Helena pernah belajar tentang sejumlah agama berbeda saat di sekolah, bahkan secara detail termasuk tentang cara berpikir dan beribadah mereka. Sedangkan mengenai Islam, Helena tidak mengetahui apa pun. 

"Saya tidak tahu apa-apa tentang Islam. Saya ingat buku pelajaran agama di sekolah menengah saya yang menunjukkan bagaimana Muslim berdoa. Itu seperti strip kartun untuk menunjukkan gerakan tetapi saya tidak belajar tentang kepercayaan itu," katanya.

Ia justru melihat semua propaganda melalui media massa tentang Islam dan bagaimana semua laki-laki Muslim menindas istri mereka dan memukul anak-anak mereka. Dia menganggap pria Muslim semua kejam dan tidak ragu-ragu untuk membunuh.

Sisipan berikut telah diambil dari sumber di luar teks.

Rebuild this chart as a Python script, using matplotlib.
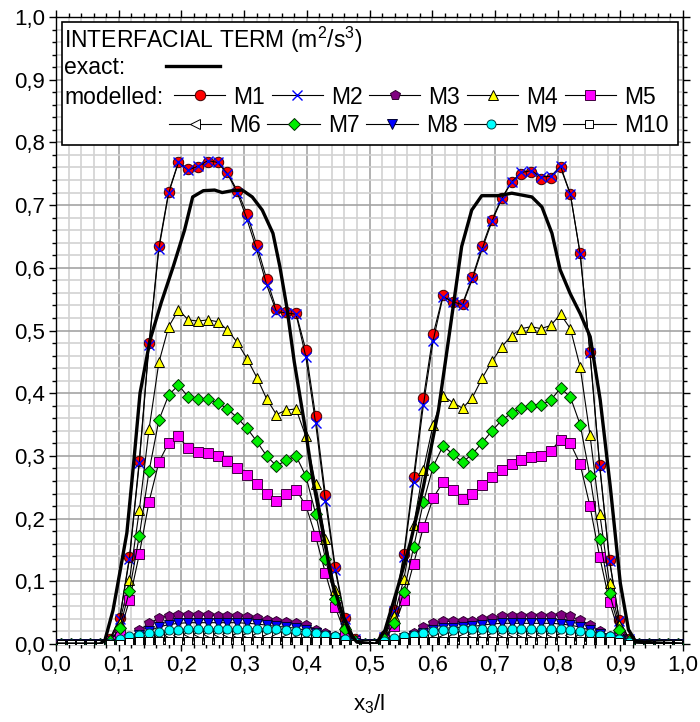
import matplotlib
matplotlib.use("Agg")
import matplotlib.pyplot as plt
from matplotlib.patches import Rectangle
from matplotlib.ticker import MultipleLocator, FixedLocator, FixedFormatter

plt.rcParams['font.family'] = ['Liberation Sans', 'DejaVu Sans']
plt.rcParams['mathtext.fontset'] = 'custom'
plt.rcParams['mathtext.rm'] = 'Liberation Sans'
plt.rcParams['mathtext.default'] = 'regular'

# ---------------- data ----------------
n_cells = 64
x_cells = [(i + 0.5) / n_cells for i in range(n_cells)]

exact_x = [0.0, 0.070, 0.078, 0.091, 0.102, 0.113, 0.124, 0.134, 0.150, 0.168, 0.187,
           0.205, 0.218, 0.235, 0.253, 0.265, 0.281, 0.297, 0.313, 0.329, 0.346,
           0.357, 0.368, 0.380, 0.397, 0.410, 0.426, 0.440, 0.458, 0.470, 0.480,
           0.510, 0.5247, 0.545, 0.565, 0.586, 0.610, 0.626, 0.647, 0.663, 0.679,
           0.705, 0.727, 0.759, 0.775, 0.791, 0.804, 0.820, 0.836, 0.852, 0.868,
           0.884, 0.900, 0.913, 0.925, 1.0]
exact_y = [0.0, 0.0, 0.006, 0.054, 0.115, 0.177, 0.29, 0.40, 0.485, 0.545, 0.602,
           0.66, 0.713, 0.723, 0.724, 0.720, 0.723, 0.724, 0.713, 0.692, 0.655,
           0.602, 0.538, 0.45, 0.347, 0.26, 0.177, 0.10, 0.044, 0.015, 0.003,
           0.0, 0.022, 0.09, 0.161, 0.251, 0.373, 0.485, 0.634, 0.692, 0.715,
           0.715, 0.719, 0.713, 0.697, 0.655, 0.597, 0.559, 0.527, 0.490, 0.389,
           0.251, 0.097, 0.023, 0.003, 0.0]

m1 = [0, 0, 0, 0, 0, 0.008, 0.041, 0.139, 0.292, 0.480, 0.634, 0.721, 0.769, 0.757, 0.760, 0.769,
      0.768, 0.752, 0.723, 0.686, 0.636, 0.582, 0.534, 0.529, 0.528, 0.469, 0.363, 0.238, 0.123, 0.042, 0.008, 0,
      0, 0.012, 0.054, 0.144, 0.267, 0.392, 0.494, 0.556, 0.545, 0.543, 0.585, 0.634, 0.677, 0.711, 0.737, 0.750,
      0.752, 0.742, 0.744, 0.760, 0.717, 0.623, 0.466, 0.285, 0.134, 0.038, 0.008, 0, 0, 0, 0, 0]
m2 = [0, 0, 0, 0, 0, 0.008, 0.040, 0.136, 0.288, 0.477, 0.630, 0.719, 0.768, 0.756, 0.762, 0.771,
      0.768, 0.750, 0.720, 0.677, 0.628, 0.573, 0.530, 0.528, 0.526, 0.458, 0.352, 0.228, 0.118, 0.040, 0.008, 0,
      0, 0.011, 0.052, 0.138, 0.258, 0.381, 0.484, 0.554, 0.546, 0.541, 0.582, 0.630, 0.674, 0.710, 0.737, 0.752,
      0.755, 0.745, 0.746, 0.762, 0.718, 0.622, 0.464, 0.283, 0.132, 0.037, 0.008, 0, 0, 0, 0, 0]
m3 = [0, 0, 0, 0, 0, 0.001, 0.004, 0.010, 0.022, 0.033, 0.041, 0.045, 0.047, 0.046, 0.046, 0.046,
      0.045, 0.045, 0.044, 0.043, 0.041, 0.038, 0.036, 0.035, 0.033, 0.030, 0.023, 0.017, 0.012, 0.007, 0.003, 0,
      0, 0.002, 0.006, 0.011, 0.018, 0.027, 0.033, 0.036, 0.036, 0.036, 0.037, 0.040, 0.042, 0.044, 0.045, 0.045,
      0.045, 0.045, 0.045, 0.046, 0.044, 0.038, 0.031, 0.021, 0.013, 0.009, 0.003, 0, 0, 0, 0, 0]
m4 = [0, 0, 0, 0, 0, 0.006, 0.034, 0.102, 0.213, 0.343, 0.449, 0.506, 0.533, 0.517, 0.515, 0.517,
      0.514, 0.501, 0.481, 0.455, 0.425, 0.391, 0.366, 0.373, 0.375, 0.331, 0.255, 0.168, 0.086, 0.033, 0.006, 0,
      0, 0.010, 0.044, 0.103, 0.189, 0.278, 0.350, 0.396, 0.385, 0.376, 0.393, 0.424, 0.451, 0.474, 0.492, 0.503,
      0.506, 0.503, 0.508, 0.526, 0.503, 0.442, 0.334, 0.208, 0.097, 0.030, 0.006, 0, 0, 0, 0, 0]
m5 = [0, 0, 0, 0, 0, 0.004, 0.017, 0.070, 0.143, 0.227, 0.290, 0.321, 0.331, 0.312, 0.306, 0.304,
      0.300, 0.292, 0.281, 0.270, 0.255, 0.239, 0.228, 0.239, 0.246, 0.221, 0.172, 0.113, 0.059, 0.017, 0.004, 0,
      0, 0.006, 0.028, 0.070, 0.128, 0.186, 0.233, 0.258, 0.246, 0.232, 0.240, 0.253, 0.266, 0.278, 0.287, 0.293,
      0.298, 0.300, 0.308, 0.326, 0.320, 0.287, 0.220, 0.139, 0.067, 0.016, 0.004, 0, 0, 0, 0, 0]
m6 = [0, 0, 0, 0, 0, 0, 0.002, 0.004, 0.007, 0.010, 0.012, 0.014, 0.015, 0.016, 0.016, 0.016,
      0.016, 0.016, 0.015, 0.015, 0.014, 0.013, 0.012, 0.011, 0.010, 0.009, 0.008, 0.006, 0.004, 0.002, 0.001, 0,
      0, 0.001, 0.002, 0.004, 0.006, 0.008, 0.010, 0.011, 0.012, 0.013, 0.014, 0.015, 0.015, 0.016, 0.016, 0.016,
      0.016, 0.016, 0.016, 0.015, 0.014, 0.012, 0.010, 0.007, 0.005, 0.003, 0.001, 0, 0, 0, 0, 0]
m7 = [0, 0, 0, 0, 0, 0.004, 0.025, 0.085, 0.172, 0.276, 0.357, 0.397, 0.413, 0.394, 0.390, 0.390,
      0.385, 0.375, 0.361, 0.344, 0.323, 0.300, 0.284, 0.293, 0.300, 0.268, 0.208, 0.136, 0.072, 0.024, 0.004, 0,
      0, 0.008, 0.033, 0.083, 0.154, 0.226, 0.283, 0.316, 0.303, 0.290, 0.303, 0.321, 0.340, 0.357, 0.368, 0.376,
      0.380, 0.381, 0.389, 0.408, 0.394, 0.350, 0.268, 0.168, 0.081, 0.023, 0.004, 0, 0, 0, 0, 0]
m8 = [0, 0, 0, 0, 0, 0, 0.003, 0.008, 0.014, 0.021, 0.027, 0.031, 0.033, 0.034, 0.034, 0.034,
      0.034, 0.034, 0.034, 0.033, 0.032, 0.030, 0.028, 0.027, 0.025, 0.022, 0.018, 0.013, 0.009, 0.005, 0.002, 0,
      0, 0.002, 0.005, 0.009, 0.013, 0.018, 0.022, 0.025, 0.026, 0.027, 0.028, 0.030, 0.032, 0.033, 0.033, 0.033,
      0.033, 0.033, 0.033, 0.032, 0.030, 0.027, 0.022, 0.016, 0.010, 0.006, 0.002, 0, 0, 0, 0, 0]
m9 = [0, 0, 0, 0, 0, 0.002, 0.008, 0.012, 0.015, 0.018, 0.019, 0.022, 0.023, 0.024, 0.024, 0.024,
      0.024, 0.024, 0.024, 0.024, 0.024, 0.024, 0.024, 0.023, 0.021, 0.019, 0.017, 0.015, 0.012, 0.008, 0.003, 0,
      0, 0.004, 0.009, 0.012, 0.014, 0.018, 0.020, 0.022, 0.023, 0.024, 0.024, 0.024, 0.024, 0.024, 0.024, 0.024,
      0.024, 0.024, 0.024, 0.024, 0.022, 0.020, 0.017, 0.014, 0.012, 0.008, 0.003, 0, 0, 0, 0, 0]
m10 = [0, 0, 0, 0, 0, 0, 0, 0.003, 0.005, 0.005, 0.005, 0.005, 0.005, 0.005, 0.005, 0.005,
       0.005, 0.005, 0.005, 0.005, 0.005, 0.005, 0.005, 0.005, 0.005, 0.005, 0.005, 0.005, 0.003, 0, 0, 0,
       0, 0, 0, 0.003, 0.005, 0.005, 0.005, 0.005, 0.005, 0.005, 0.005, 0.005, 0.005, 0.005, 0.005, 0.005,
       0.005, 0.005, 0.005, 0.005, 0.005, 0.005, 0.005, 0.005, 0.005, 0.003, 0, 0, 0, 0, 0, 0]

series_names = ['M1', 'M2', 'M3', 'M4', 'M5', 'M6', 'M7', 'M8', 'M9', 'M10']
series_values = [m1, m2, m3, m4, m5, m6, m7, m8, m9, m10]

x_ticks = [0.0, 0.1, 0.2, 0.3, 0.4, 0.5, 0.6, 0.7, 0.8, 0.9, 1.0]
x_tick_labels = ['0,0', '0,1', '0,2', '0,3', '0,4', '0,5', '0,6', '0,7', '0,8', '0,9', '1,0']
y_ticks = [0.0, 0.1, 0.2, 0.3, 0.4, 0.5, 0.6, 0.7, 0.8, 0.9, 1.0]
y_tick_labels = ['0,0', '0,1', '0,2', '0,3', '0,4', '0,5', '0,6', '0,7', '0,8', '0,9', '1,0']

# ---------------- styles ----------------
styles = {
    'M1': dict(marker='o', mfc='#ff0000', mec='#400000', ms=7.5),
    'M2': dict(marker='x', mfc='#0000ff', mec='#0000ff', ms=7.5, mew=1.0),
    'M3': dict(marker='p', mfc='#800080', mec='#300030', ms=7.5),
    'M4': dict(marker='^', mfc='#ffff00', mec='#000000', ms=7.5),
    'M5': dict(marker='s', mfc='#ff00ff', mec='#400040', ms=6.5),
    'M6': dict(marker='<', mfc='#ffffff', mec='#000000', ms=7.0),
    'M7': dict(marker='D', mfc='#00ee00', mec='#003000', ms=6.0),
    'M8': dict(marker='v', mfc='#0000ff', mec='#000030', ms=7.0),
    'M9': dict(marker='o', mfc='#00ffff', mec='#004040', ms=6.5),
    'M10': dict(marker='s', mfc='#ffffff', mec='#000000', ms=5.5),
}

FS = 16
FSL = 16.5
fig = plt.figure(figsize=(7.0, 7.22), dpi=100)
ax = fig.add_axes([56 / 700, 1 - 644 / 722, 627 / 700, 627 / 722])

ax.set_xlim(0, 1)
ax.set_ylim(0, 1)

ax.xaxis.set_major_locator(FixedLocator(x_ticks))
ax.xaxis.set_major_formatter(FixedFormatter(x_tick_labels))
ax.yaxis.set_major_locator(FixedLocator(y_ticks))
ax.yaxis.set_major_formatter(FixedFormatter(y_tick_labels))
ax.xaxis.set_minor_locator(MultipleLocator(0.02))
ax.yaxis.set_minor_locator(MultipleLocator(0.02))
ax.grid(which='minor', color='#d2d2d2', lw=1.2, zorder=0)
ax.grid(which='major', color='#a4a4a4', lw=1.2, zorder=0)
ax.set_axisbelow(True)
ax.tick_params(which='both', direction='out', top=True, right=True,
               labelsize=FS, width=1.0, color='black')
ax.tick_params(which='major', length=5, pad=3)
ax.tick_params(which='minor', length=3)
for sp in ax.spines.values():
    sp.set_linewidth(1.0)
    sp.set_color('black')

handles = {}
for k, (name, vals) in enumerate(zip(series_names, series_values)):
    st = styles[name]
    ln, = ax.plot(x_cells, vals, color='black', lw=0.8, marker=st['marker'],
                  markerfacecolor=st['mfc'], markeredgecolor=st['mec'],
                  markersize=st['ms'], markeredgewidth=st.get('mew', 0.7),
                  zorder=3 + k * 0.1)
    handles[name] = ln

ex, = ax.plot(exact_x, exact_y, color='black', lw=2.4, zorder=5, solid_joinstyle='round')

ax.set_xlabel('x$_3$/l', fontsize=FS, labelpad=12)

# ---------------- legend box ----------------
def fx(px):
    return (px - 56) / 627.0

def fy(py):
    return (644 - py) / 627.0

box = Rectangle((fx(62), fy(145)), fx(678) - fx(62), fy(22) - fy(145),
                transform=ax.transAxes, facecolor='white', edgecolor='black',
                lw=1.2, zorder=10)
ax.add_patch(box)

ax.text(fx(64), fy(40), 'INTERFACIAL TERM (m$^2$/s$^3$)', transform=ax.transAxes,
        fontsize=FSL, va='center', ha='left', zorder=11)
ax.text(fx(64), fy(68), 'exact:', transform=ax.transAxes,
        fontsize=FSL, va='center', ha='left', zorder=11)
ax.text(fx(64), fy(97), 'modelled:', transform=ax.transAxes,
        fontsize=FSL, va='center', ha='left', zorder=11)

common = dict(frameon=False, fontsize=FSL, handletextpad=0.35,
              borderpad=0, borderaxespad=0, numpoints=1, loc='center left')

leg_ex = ax.legend([ex], [''], bbox_to_anchor=(fx(166), fy(68)),
                   handlelength=2.36, columnspacing=0.3, **common)
leg_ex.set_zorder(12)
ax.add_artist(leg_ex)

row1 = ['M1', 'M2', 'M3', 'M4', 'M5']
row2 = ['M6', 'M7', 'M8', 'M9', 'M10']
leg1 = ax.legend([handles[n] for n in row1], row1, ncol=5, handlelength=2.23,
                 columnspacing=0.3, bbox_to_anchor=(fx(174), fy(97)), **common)
leg1.set_zorder(12)
ax.add_artist(leg1)
leg2 = ax.legend([handles[n] for n in row2], row2, ncol=5, handlelength=2.3,
                 columnspacing=0.27, bbox_to_anchor=(fx(168.5), fy(126)), **common)
leg2.set_zorder(12)

fig.savefig('out.png', dpi=100)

Di tahun terakhir kuliahnya, ia memiliki hasrat yang besar terhadap sains dan bersiap memasuki dunia kerja. Saat itu karier internasional atau setidaknya beberapa pengalaman internasional dibutuhkan untuk meningkatkan bahasa Inggrisnya, dan ia ingin mendapatkan keuntungan lebih dari sesama rekan kerjanya.

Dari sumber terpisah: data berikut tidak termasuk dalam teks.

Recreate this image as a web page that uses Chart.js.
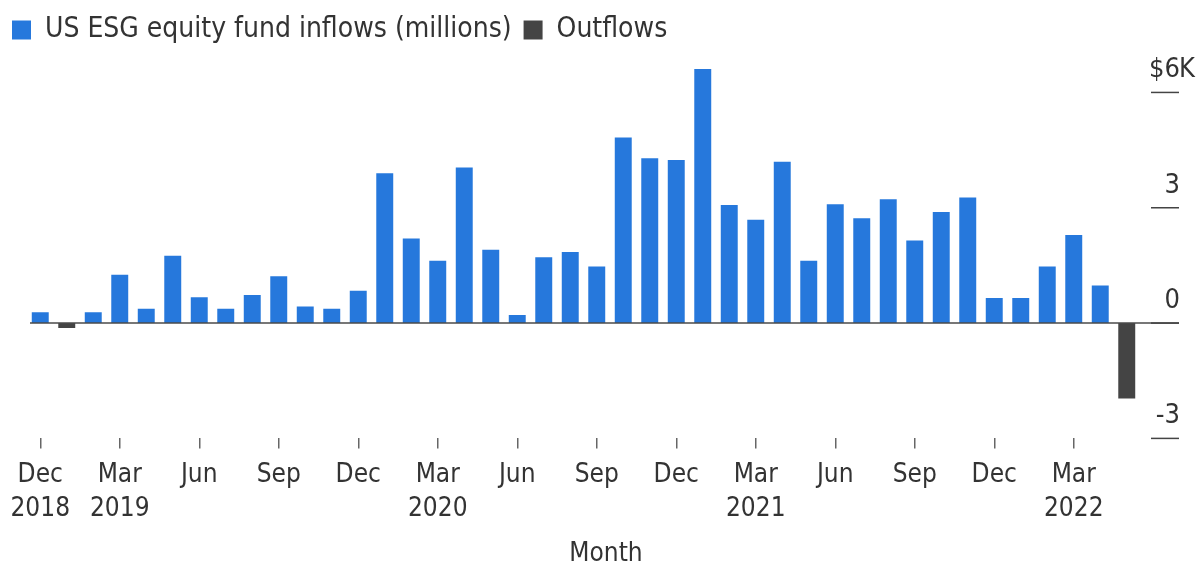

Helena akhirnya tiba di Boston, Amerika Serikat dan dihadapkan pada empat orang Muslim. Pada saat itu ia tidak tahu siapa Muhammad dan tidak tahu Allah adalah Tuhan yang sama dengan Allah. 

Helena mulai bertanya dan membaca buku, tetapi yang terpenting, ia juga mulai bersosialisasi dengan Muslim. Helena tidak pernah memiliki teman dari negara lain sebelumnya apalagi dari agama yang berbeda. 

"Mereka orang Swedia Muslim adalah orang-orang yang luar biasa. Mereka menerima saya begitu saja dan mereka tidak pernah memaksakan apa pun pada saya. Mereka lebih murah hati kepadaku daripada keluargaku sendiri," ujar Helena.

Saat itulah Helena mulai berpikir menyukai Islam. Hanya saja masalahnya, ia yang tertarik dengan sains namun kerap kali agama bertentangan dengan sains, setidaknya dari apa yang ia ketahui dalam agama yang sebelumnya ia anut.

"Saya membaca buku The Bible, The Quran and Science oleh Maurice Bucaille dan semua pertanyaan ilmiah saya terjawab! Ini adalah agama yang sejalan dengan ilmu pengetahuan modern. Saya merasa senang tetapi Islam masih belum menyentuh hati saya," ucapnya.

 

 

 

Helena seakan mengalami periode berdiskusi ketika memikirkan semua hal baru yang ia pelajari. Helena bahkan merasa hatinya menjadi lebih lembut dan terlintas dalam benaknya membayangkan hidup sebagai seorang Muslim.

"Saya melihat kehidupan yang rendah hati penuh dengan kejujuran, kemurahan hati, stabilitas, kedamaian, rasa hormat dan kebaikan. Yang terpenting, saya melihat kehidupan yang bermakna," ujarnya.

Ia pun mulai melepaskan egonya dan membuka hatinya pada Islam. Menurutnya, tidak ada alasan menghentikannya dari memeluk Islam.

 

"Tidak ada (alasan) jadi saya mengucapkan syahadat, alhamdulillah," ujar Helena.